Copy out, with no alterations, the lines below running from the one containing "Generate a web" to the one containing "1, interval: 0.2", inclusive at each end; pictures are omitted.

-- start of RECORDS TO PROCESS --

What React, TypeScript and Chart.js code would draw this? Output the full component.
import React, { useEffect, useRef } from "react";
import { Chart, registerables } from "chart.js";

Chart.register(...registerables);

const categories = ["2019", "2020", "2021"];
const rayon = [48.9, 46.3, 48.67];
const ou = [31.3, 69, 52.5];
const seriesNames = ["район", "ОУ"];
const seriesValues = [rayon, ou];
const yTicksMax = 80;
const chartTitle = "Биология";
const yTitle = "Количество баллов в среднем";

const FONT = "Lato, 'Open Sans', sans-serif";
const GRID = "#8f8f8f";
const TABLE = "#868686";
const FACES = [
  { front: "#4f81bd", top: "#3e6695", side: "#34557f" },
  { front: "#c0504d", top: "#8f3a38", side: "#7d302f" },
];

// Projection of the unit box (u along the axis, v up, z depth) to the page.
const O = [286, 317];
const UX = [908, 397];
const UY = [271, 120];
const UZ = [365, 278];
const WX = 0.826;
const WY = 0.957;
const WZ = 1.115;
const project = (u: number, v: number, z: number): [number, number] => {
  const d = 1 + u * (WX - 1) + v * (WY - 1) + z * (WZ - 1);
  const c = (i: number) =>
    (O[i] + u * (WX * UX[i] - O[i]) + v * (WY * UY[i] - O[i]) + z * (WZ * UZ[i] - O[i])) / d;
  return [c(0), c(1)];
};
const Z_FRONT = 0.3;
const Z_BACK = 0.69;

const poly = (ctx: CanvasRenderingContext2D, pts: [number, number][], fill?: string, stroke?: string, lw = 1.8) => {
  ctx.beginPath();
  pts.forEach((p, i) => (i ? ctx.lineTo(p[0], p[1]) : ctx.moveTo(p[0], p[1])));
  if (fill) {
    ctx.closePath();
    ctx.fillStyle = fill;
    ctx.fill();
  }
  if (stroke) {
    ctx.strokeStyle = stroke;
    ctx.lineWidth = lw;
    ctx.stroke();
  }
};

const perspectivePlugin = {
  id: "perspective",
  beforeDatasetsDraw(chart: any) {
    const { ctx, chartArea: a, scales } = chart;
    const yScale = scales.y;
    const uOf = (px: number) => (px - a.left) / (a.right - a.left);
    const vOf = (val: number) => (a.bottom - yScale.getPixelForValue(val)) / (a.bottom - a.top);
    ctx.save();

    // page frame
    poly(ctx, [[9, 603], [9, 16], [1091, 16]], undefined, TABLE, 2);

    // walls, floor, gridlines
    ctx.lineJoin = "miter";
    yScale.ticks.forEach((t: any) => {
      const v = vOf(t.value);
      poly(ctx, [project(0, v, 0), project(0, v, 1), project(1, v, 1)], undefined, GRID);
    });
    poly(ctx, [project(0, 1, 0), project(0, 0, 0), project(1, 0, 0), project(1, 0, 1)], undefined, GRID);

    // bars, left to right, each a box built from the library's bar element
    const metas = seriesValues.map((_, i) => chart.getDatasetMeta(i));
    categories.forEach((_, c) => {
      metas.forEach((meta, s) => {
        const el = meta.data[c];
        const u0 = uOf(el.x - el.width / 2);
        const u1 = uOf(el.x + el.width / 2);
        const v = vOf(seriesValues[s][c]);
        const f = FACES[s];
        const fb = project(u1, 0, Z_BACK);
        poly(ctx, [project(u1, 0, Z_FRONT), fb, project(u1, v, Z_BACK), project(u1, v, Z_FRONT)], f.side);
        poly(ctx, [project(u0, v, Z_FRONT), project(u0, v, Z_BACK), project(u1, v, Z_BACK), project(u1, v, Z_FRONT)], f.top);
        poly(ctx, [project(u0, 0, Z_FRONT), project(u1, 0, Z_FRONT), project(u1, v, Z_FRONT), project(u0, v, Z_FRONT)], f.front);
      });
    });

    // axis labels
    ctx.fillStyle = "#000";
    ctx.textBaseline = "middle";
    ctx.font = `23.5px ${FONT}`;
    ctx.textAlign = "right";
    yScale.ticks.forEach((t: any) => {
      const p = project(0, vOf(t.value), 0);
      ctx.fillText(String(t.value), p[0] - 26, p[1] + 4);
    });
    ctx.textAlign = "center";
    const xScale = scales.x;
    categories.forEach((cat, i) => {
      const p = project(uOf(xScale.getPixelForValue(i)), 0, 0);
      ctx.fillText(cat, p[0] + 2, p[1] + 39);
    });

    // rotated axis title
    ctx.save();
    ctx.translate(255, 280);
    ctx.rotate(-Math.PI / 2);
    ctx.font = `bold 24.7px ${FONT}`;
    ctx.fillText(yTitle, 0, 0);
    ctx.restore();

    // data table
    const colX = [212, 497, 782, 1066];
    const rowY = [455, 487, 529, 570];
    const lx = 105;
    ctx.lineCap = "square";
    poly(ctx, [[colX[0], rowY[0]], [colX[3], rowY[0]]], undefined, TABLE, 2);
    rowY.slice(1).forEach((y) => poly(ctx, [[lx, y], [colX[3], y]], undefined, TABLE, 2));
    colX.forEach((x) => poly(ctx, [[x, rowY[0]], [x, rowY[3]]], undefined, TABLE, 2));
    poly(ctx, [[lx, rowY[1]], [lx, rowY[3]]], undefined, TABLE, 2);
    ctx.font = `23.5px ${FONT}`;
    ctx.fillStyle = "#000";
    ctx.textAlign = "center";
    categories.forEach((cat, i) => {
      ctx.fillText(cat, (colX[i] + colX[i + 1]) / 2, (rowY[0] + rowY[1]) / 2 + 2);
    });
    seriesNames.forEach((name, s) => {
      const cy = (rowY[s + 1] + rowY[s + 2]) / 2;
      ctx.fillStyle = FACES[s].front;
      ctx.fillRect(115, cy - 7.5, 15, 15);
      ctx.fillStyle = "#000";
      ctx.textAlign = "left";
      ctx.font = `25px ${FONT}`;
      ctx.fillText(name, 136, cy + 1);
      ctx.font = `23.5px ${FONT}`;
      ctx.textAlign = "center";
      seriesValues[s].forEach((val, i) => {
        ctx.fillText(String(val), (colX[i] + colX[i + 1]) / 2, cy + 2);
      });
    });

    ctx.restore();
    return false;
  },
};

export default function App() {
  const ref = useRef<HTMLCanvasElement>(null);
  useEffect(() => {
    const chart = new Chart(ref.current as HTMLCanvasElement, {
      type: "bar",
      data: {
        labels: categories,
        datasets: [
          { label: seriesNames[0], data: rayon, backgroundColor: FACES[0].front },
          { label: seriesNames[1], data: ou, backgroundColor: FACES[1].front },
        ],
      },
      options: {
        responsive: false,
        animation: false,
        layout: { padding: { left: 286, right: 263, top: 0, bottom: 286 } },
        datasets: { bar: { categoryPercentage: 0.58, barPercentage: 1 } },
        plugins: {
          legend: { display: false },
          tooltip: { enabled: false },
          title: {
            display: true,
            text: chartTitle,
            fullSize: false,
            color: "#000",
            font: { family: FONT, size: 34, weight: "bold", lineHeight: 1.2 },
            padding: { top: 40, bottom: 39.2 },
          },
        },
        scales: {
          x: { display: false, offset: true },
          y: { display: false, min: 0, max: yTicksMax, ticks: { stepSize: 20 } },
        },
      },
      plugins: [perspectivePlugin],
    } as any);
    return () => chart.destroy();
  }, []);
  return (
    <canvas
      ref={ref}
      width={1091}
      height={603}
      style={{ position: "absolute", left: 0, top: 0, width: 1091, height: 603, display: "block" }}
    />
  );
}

-- end of RECORDS TO PROCESS --
-- start of RECORDS TO PROCESS --

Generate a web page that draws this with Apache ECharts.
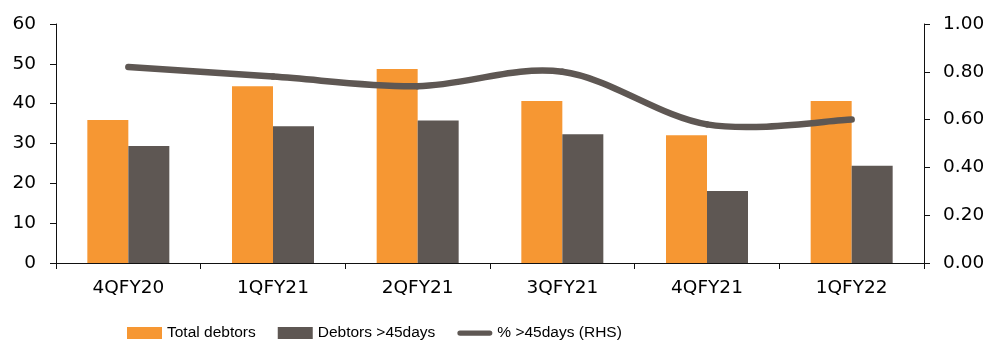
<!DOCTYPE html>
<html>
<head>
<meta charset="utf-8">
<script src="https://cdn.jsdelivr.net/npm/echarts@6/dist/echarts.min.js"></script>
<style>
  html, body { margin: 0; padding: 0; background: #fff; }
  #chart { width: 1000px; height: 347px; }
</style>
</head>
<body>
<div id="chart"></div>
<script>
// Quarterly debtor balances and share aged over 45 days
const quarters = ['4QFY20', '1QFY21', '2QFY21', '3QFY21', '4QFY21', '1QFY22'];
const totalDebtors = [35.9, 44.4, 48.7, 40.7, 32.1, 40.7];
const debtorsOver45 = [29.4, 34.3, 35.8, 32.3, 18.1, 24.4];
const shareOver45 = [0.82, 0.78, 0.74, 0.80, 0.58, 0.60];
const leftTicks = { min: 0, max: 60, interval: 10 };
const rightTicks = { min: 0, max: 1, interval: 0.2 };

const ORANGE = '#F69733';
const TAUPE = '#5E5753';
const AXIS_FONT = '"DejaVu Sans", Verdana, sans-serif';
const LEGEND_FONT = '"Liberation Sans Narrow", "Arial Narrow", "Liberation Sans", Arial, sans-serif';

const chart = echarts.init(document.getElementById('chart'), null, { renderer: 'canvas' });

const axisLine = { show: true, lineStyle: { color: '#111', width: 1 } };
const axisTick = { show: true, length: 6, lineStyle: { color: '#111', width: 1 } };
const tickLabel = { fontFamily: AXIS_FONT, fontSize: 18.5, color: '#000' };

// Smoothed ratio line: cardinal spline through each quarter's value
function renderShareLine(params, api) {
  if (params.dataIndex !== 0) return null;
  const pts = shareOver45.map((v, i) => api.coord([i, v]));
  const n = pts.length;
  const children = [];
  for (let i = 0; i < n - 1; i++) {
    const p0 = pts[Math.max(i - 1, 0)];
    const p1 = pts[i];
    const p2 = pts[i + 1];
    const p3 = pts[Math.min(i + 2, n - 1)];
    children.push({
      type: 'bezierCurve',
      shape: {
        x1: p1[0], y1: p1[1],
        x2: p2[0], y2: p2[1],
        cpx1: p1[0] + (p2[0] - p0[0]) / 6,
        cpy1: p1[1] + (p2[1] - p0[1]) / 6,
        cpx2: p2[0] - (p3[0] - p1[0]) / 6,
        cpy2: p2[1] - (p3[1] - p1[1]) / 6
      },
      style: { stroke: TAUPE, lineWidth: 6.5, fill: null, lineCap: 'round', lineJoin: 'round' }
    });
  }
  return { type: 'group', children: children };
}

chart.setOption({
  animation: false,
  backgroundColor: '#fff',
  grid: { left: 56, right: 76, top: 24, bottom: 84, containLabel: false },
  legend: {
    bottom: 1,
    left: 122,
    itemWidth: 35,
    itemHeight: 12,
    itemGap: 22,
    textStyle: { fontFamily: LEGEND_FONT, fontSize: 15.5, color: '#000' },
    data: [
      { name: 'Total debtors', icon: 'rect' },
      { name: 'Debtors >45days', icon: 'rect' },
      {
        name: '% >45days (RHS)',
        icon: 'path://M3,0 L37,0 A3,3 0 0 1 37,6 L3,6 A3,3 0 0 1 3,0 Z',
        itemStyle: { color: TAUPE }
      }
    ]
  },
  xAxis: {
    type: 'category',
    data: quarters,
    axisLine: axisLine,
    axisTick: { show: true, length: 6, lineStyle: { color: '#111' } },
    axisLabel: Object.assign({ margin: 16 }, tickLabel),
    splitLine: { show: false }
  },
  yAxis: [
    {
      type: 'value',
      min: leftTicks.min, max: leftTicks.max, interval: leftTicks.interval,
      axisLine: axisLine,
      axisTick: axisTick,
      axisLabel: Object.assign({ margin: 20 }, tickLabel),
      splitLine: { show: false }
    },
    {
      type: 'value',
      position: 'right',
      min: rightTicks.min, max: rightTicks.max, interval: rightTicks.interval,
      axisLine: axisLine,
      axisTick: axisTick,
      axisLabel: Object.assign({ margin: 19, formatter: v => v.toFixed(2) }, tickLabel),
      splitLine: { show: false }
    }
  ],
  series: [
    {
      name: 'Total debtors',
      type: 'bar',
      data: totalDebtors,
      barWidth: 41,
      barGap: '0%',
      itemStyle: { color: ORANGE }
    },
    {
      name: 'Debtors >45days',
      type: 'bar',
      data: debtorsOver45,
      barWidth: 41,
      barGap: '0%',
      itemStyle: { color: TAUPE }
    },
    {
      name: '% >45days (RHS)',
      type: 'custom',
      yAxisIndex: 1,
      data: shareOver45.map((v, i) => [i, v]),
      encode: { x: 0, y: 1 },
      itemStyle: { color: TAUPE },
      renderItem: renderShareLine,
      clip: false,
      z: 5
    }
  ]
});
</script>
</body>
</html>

-- end of RECORDS TO PROCESS --

## REPLY TO THE TASK:
Generate a web page that draws this with Apache ECharts.
<!DOCTYPE html>
<html>
<head>
<meta charset="utf-8">
<script src="https://cdn.jsdelivr.net/npm/echarts@6/dist/echarts.min.js"></script>
<style>
  html, body { margin: 0; padding: 0; background: #fff; }
  #chart { width: 1000px; height: 347px; }
</style>
</head>
<body>
<div id="chart"></div>
<script>
// Quarterly debtor balances and share aged over 45 days
const quarters = ['4QFY20', '1QFY21', '2QFY21', '3QFY21', '4QFY21', '1QFY22'];
const totalDebtors = [35.9, 44.4, 48.7, 40.7, 32.1, 40.7];
const debtorsOver45 = [29.4, 34.3, 35.8, 32.3, 18.1, 24.4];
const shareOver45 = [0.82, 0.78, 0.74, 0.80, 0.58, 0.60];
const leftTicks = { min: 0, max: 60, interval: 10 };
const rightTicks = { min: 0, max: 1, interval: 0.2 };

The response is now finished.